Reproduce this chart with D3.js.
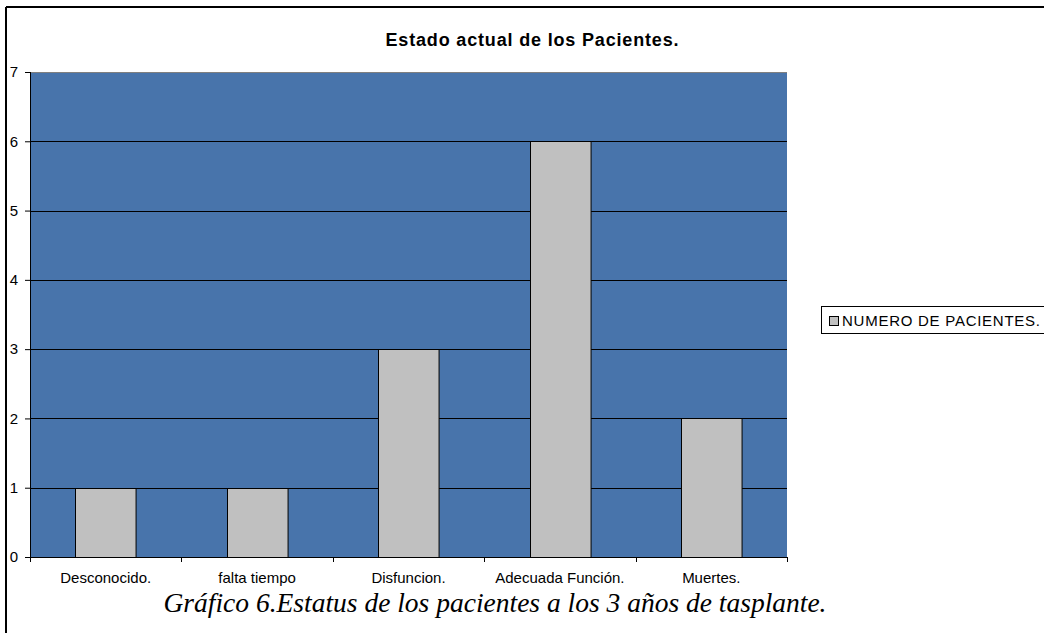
<!DOCTYPE html>
<html><head><meta charset="utf-8">
<script src="https://cdn.jsdelivr.net/npm/d3@7"></script>
<style>body{margin:0;background:#fff}svg{display:block}</style>
</head><body><svg id="c" width="1044" height="633"></svg>
<script>
const categories = ["Desconocido.", "falta tiempo", "Disfuncion.", "Adecuada Función.", "Muertes."];
const values = [1, 1, 3, 6, 2];
const yTicks = [0, 1, 2, 3, 4, 5, 6, 7];
const seriesName = "NUMERO DE PACIENTES.";
const title = "Estado actual de los Pacientes.";
const caption = "Gráfico 6.Estatus de los pacientes a los 3 años de tasplante.";

const SANS = "Arial, 'Liberation Sans', sans-serif";
const svg = d3.select("#c");
const L = 30, R = 787, T = 72, B = 557;
const x = d3.scaleBand().domain(categories).range([L, R]).paddingInner(0.6).paddingOuter(0.3);
const xb = d3.scaleBand().domain(categories).range([L, R]);
const y = d3.scaleLinear().domain([0, 7]).range([B, T]);

// outer frame
svg.append("line").attr("x1", 6).attr("x2", 1044).attr("y1", 7).attr("y2", 7).attr("stroke", "#000").attr("stroke-width", 2);
svg.append("line").attr("x1", 6).attr("x2", 6).attr("y1", 7).attr("y2", 633).attr("stroke", "#000").attr("stroke-width", 2);

// plot bg
svg.append("rect").attr("x", L).attr("y", T).attr("width", R - L).attr("height", B - T).attr("fill", "#4874AB");
svg.append("line").attr("x1", L).attr("x2", R).attr("y1", T + 0.5).attr("y2", T + 0.5).attr("stroke", "#808080");

// gridlines
svg.append("g").selectAll("line").data(yTicks.filter(d => d > 0 && d < 7)).join("line")
  .attr("x1", L).attr("x2", R).attr("y1", d => Math.round(y(d)) + 0.5).attr("y2", d => Math.round(y(d)) + 0.5)
  .attr("stroke", "#000").attr("stroke-width", 1);

// bars
svg.append("g").selectAll("rect").data(values).join("rect")
  .attr("x", (d, i) => Math.round(x(categories[i])) + 0.5)
  .attr("y", d => Math.round(y(d)) + 0.5)
  .attr("width", x.bandwidth())
  .attr("height", d => Math.round(y(0)) - Math.round(y(d)))
  .attr("fill", "#C0C0C0").attr("stroke", "#000").attr("stroke-width", 1);

// y axis
const ya = svg.append("g").attr("transform", `translate(${L},0)`)
  .call(d3.axisLeft(y).tickValues(yTicks).tickSize(5).tickPadding(5).tickFormat(d3.format("d")));
ya.select(".domain").attr("d", `M0.5,${T}V${B}`).attr("stroke", "#000");
ya.selectAll("text").attr("font-family", SANS).attr("font-size", 15).attr("fill", "#000").attr("x", -12);
ya.selectAll(".tick line").attr("stroke", "#000");

// x axis
const xa = svg.append("g").attr("transform", `translate(0,${B})`)
  .call(d3.axisBottom(xb).tickSize(0).tickPadding(0));
xa.select(".domain").attr("d", `M${L},0.5H${R}`).attr("stroke", "#000");
xa.selectAll("text").attr("font-family", SANS).attr("font-size", 15).attr("fill", "#000")
  .attr("dy", null).attr("y", 26);
xa.append("g").selectAll("line").data(d3.range(categories.length + 1)).join("line")
  .attr("x1", i => Math.round(L + i * xb.step()) + 0.5).attr("x2", i => Math.round(L + i * xb.step()) + 0.5)
  .attr("y1", 0).attr("y2", 5).attr("stroke", "#000");

// title
svg.append("text").attr("x", 532).attr("y", 46).attr("text-anchor", "middle")
  .attr("font-family", SANS).attr("font-weight", "bold").attr("font-size", 18)
  .attr("textLength", 293).attr("lengthAdjust", "spacing").text(title);

// legend
const lg = svg.append("g");
lg.append("rect").attr("x", 821.5).attr("y", 306.5).attr("width", 240).attr("height", 27).attr("fill", "#fff").attr("stroke", "#000");
lg.append("rect").attr("x", 829.5).attr("y", 316.5).attr("width", 9).attr("height", 9).attr("fill", "#C0C0C0").attr("stroke", "#000");
lg.append("text").attr("x", 842).attr("y", 326).attr("font-family", SANS).attr("font-size", 15)
  .attr("textLength", 198).attr("lengthAdjust", "spacing").text(seriesName);

// caption
svg.append("text").attr("x", 495).attr("y", 612).attr("text-anchor", "middle")
  .attr("font-family", "'Liberation Serif', 'Times New Roman', serif").attr("font-style", "italic").attr("font-size", 27.5).text(caption);
</script></body></html>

▶ [What is being asked]: Repeat the lines of the listing above verbatim, beginning at its first line and ending at the line containing "6.Estatus de los", which is included. Omit pictures.

▶ [Completed task]:
Reproduce this chart with D3.js.
<!DOCTYPE html>
<html><head><meta charset="utf-8">
<script src="https://cdn.jsdelivr.net/npm/d3@7"></script>
<style>body{margin:0;background:#fff}svg{display:block}</style>
</head><body><svg id="c" width="1044" height="633"></svg>
<script>
const categories = ["Desconocido.", "falta tiempo", "Disfuncion.", "Adecuada Función.", "Muertes."];
const values = [1, 1, 3, 6, 2];
const yTicks = [0, 1, 2, 3, 4, 5, 6, 7];
const seriesName = "NUMERO DE PACIENTES.";
const title = "Estado actual de los Pacientes.";
const caption = "Gráfico 6.Estatus de los pacientes a los 3 años de tasplante.";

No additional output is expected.